Finishing off, this article would not be complete without a quote from Douglas Adams himself.

"A towel, [The Hitchhiker's Guide to the Galaxy] says, is about the most massively useful thing an interstellar hitchhiker can have. Partly it has great practical value. You can wrap it around you for warmth as you bound across the cold moons of Jaglan Beta; you can lie on it on the brilliant marble-sanded beaches of Santraginus V, inhaling the heady sea vapors; you can sleep under it beneath the stars which shine so redly on the desert world of Kakrafoon; use it to sail a miniraft down the slow heavy River Moth; wet it for use in hand-to-hand-combat; wrap it round your head to ward off noxious fumes or avoid the gaze of the Ravenous Bugblatter Beast of Traal (such a mind-boggingly stupid animal, it assumes that if you can't see it, it can't see you); you can wave your towel in emergencies as a distress signal, and of course dry yourself off with it if it still seems to be clean enough."

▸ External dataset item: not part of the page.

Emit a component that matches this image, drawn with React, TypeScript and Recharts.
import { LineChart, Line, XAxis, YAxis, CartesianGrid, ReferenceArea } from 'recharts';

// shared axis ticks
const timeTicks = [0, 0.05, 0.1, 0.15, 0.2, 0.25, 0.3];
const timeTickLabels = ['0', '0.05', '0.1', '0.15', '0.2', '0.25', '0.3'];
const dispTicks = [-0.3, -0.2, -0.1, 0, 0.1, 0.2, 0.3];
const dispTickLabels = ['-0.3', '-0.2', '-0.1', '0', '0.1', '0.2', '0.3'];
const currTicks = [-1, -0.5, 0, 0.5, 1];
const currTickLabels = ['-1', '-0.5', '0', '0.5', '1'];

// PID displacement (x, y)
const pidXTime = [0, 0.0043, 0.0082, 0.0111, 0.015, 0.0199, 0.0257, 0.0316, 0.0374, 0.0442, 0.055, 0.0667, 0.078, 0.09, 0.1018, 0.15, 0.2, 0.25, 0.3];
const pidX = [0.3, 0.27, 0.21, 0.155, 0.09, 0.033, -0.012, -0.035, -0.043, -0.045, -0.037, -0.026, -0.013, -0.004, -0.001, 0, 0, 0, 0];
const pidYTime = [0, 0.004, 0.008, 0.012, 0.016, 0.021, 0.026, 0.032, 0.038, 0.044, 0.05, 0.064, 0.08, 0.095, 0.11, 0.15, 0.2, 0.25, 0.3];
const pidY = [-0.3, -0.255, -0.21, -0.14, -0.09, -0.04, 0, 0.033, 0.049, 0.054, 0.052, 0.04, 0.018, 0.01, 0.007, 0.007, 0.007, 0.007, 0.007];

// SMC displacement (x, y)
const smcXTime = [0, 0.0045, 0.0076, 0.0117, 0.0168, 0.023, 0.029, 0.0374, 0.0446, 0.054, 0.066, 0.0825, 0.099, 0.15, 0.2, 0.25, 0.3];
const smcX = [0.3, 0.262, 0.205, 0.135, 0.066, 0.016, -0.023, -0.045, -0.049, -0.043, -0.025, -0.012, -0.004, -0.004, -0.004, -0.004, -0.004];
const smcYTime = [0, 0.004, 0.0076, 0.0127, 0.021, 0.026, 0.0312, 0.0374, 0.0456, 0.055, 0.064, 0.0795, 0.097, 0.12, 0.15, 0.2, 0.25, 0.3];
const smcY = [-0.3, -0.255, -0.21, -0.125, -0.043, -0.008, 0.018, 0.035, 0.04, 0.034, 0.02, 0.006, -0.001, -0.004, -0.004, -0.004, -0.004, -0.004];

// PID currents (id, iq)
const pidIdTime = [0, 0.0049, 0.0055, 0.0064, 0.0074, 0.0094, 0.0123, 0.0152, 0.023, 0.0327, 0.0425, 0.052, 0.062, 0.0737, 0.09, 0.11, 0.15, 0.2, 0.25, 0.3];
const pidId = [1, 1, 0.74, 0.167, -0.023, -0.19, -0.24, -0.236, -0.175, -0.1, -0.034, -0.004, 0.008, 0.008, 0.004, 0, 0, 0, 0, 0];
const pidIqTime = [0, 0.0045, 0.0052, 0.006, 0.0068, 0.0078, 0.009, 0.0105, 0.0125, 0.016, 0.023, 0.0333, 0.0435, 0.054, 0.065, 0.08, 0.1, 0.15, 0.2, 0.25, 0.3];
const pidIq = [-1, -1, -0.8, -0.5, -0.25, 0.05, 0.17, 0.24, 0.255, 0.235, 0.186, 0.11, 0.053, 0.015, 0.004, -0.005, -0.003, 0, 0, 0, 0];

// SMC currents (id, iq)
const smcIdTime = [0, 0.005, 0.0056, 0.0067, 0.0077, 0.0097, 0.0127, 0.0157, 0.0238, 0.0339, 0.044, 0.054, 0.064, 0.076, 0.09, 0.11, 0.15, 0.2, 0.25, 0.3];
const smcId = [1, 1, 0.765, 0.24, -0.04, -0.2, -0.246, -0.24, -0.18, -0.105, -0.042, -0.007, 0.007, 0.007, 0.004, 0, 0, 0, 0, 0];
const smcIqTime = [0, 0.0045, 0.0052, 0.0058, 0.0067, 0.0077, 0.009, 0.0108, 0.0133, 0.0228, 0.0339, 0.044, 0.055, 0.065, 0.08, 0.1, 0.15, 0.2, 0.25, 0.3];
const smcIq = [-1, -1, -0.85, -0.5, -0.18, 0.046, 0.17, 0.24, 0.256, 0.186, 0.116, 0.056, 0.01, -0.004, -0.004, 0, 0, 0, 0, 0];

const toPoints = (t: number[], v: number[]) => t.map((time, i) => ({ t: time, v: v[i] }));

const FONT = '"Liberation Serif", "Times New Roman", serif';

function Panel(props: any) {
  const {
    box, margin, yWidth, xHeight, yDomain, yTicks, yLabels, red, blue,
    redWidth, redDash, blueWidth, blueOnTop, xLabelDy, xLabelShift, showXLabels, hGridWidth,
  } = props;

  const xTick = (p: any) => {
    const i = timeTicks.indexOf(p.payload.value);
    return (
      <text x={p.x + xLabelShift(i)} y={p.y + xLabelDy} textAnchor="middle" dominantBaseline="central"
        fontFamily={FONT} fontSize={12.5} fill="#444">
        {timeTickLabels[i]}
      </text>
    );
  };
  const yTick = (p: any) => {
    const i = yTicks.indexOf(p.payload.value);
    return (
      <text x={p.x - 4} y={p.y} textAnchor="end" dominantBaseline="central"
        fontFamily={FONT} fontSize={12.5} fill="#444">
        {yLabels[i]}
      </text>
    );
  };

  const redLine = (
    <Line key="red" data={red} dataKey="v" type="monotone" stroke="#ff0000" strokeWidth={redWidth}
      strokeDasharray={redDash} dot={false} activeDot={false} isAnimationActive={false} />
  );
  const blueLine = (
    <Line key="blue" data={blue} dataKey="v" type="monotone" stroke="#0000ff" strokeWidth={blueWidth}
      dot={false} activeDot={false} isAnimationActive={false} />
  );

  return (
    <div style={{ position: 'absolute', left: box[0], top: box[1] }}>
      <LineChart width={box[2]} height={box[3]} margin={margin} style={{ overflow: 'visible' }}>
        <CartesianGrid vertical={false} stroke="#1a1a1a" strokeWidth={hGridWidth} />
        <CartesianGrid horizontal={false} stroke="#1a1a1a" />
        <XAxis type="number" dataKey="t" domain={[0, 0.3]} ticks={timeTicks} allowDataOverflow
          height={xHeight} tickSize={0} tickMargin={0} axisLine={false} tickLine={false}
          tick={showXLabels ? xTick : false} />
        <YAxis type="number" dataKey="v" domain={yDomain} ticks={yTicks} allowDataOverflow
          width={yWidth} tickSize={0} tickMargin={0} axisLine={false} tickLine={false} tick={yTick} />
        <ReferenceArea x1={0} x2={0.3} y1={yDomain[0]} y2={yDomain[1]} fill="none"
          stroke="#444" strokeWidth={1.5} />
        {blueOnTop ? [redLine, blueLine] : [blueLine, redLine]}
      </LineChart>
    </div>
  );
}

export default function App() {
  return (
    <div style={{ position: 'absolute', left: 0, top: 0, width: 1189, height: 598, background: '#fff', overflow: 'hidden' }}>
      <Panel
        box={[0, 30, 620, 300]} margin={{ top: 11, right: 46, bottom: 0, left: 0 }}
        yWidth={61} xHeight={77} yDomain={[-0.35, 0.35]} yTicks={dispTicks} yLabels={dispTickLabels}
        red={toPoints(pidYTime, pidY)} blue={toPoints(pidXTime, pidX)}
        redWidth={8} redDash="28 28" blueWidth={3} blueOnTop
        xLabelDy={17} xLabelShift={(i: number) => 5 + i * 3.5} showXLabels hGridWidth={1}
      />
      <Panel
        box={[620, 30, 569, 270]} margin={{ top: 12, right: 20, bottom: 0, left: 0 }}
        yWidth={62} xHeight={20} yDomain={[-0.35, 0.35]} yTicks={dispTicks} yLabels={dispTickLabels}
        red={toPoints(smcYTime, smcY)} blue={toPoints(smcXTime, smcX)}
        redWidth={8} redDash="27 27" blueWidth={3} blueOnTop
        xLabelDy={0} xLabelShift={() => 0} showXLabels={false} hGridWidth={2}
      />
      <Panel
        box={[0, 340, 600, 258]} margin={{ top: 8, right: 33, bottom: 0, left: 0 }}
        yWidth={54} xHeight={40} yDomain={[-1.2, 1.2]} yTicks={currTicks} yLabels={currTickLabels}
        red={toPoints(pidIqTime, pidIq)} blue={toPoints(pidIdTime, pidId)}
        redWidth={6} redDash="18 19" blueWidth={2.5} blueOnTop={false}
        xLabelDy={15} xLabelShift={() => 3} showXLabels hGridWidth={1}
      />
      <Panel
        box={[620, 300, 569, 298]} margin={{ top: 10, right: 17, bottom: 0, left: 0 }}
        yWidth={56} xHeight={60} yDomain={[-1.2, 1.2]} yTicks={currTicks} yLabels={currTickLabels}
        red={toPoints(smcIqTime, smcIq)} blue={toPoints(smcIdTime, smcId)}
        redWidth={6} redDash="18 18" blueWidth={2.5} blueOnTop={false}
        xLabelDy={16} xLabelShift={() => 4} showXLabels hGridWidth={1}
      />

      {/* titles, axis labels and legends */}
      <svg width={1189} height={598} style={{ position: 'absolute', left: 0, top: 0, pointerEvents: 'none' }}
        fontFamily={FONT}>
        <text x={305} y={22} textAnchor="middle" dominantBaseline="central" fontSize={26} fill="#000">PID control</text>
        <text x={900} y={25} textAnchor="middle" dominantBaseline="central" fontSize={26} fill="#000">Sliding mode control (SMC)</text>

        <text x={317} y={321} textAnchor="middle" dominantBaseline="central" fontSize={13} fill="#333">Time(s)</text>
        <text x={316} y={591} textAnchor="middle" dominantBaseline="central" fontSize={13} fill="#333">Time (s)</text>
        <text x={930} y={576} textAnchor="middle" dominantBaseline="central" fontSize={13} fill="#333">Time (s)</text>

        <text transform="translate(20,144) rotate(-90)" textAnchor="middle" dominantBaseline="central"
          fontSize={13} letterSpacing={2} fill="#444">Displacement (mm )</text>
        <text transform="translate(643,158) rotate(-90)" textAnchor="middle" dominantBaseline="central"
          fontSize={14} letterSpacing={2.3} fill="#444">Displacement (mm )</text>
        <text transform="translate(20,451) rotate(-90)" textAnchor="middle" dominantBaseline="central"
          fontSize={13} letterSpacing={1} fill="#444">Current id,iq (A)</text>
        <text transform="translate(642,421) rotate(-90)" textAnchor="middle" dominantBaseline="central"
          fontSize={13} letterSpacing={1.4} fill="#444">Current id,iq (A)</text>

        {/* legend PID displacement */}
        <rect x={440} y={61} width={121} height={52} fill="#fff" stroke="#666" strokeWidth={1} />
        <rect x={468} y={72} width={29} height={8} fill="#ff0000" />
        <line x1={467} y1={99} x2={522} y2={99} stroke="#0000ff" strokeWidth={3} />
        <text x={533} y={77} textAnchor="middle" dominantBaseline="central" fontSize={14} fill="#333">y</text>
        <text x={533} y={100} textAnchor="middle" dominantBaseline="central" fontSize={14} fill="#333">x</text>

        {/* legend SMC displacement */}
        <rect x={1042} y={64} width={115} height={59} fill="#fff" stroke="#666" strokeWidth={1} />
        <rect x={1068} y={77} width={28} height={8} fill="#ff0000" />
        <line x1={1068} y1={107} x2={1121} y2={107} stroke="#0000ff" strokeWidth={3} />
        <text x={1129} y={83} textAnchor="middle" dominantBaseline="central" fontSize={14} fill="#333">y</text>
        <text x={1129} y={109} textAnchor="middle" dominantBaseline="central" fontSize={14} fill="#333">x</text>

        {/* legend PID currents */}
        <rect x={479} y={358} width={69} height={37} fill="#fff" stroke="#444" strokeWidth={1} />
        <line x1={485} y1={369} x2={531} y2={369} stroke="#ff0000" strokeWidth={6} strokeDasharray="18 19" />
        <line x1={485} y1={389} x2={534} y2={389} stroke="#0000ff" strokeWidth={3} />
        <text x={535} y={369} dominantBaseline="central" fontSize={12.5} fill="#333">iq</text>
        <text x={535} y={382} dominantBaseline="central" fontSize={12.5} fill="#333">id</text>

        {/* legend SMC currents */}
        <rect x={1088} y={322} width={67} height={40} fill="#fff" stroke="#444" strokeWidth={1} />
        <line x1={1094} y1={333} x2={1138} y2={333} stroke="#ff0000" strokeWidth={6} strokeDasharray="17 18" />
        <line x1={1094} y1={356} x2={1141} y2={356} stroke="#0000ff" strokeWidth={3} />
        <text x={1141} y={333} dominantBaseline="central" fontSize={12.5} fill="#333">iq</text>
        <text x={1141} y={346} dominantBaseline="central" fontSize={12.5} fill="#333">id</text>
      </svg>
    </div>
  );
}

More importantly, a towel has immense psychological value. For some reason, if a strag (strag: non-hitchhiker) discovers that a hitchhiker has his towel with him, he will automatically assume that he is also in the possession of a toothbrush, face flannel, soap, tin of biscuits, flask, compass, map, ball of string, gnat spray, wet-weather gear, space suit, etc etc. Furthermore, the strag will then happily lend the hitchhiker any of these or a dozen other items that the hitchhiker may accidentally have "lost". What the strag will think is that any man who can hitch the length and breadth of the galaxy, rough it, slum it, struggle against terrible odds, win through, and still know where his towel is is clearly a man to be reckoned with.
Hence a phrase which has passed into hitchhiking slang, as in "Hey you sass that hoopy Ford Prefect? There's a frood who really knows where his towel is." (Sass: know, be aware of, meet, have sex with; hoopy: really together guy; frood: really amazingly together guy.)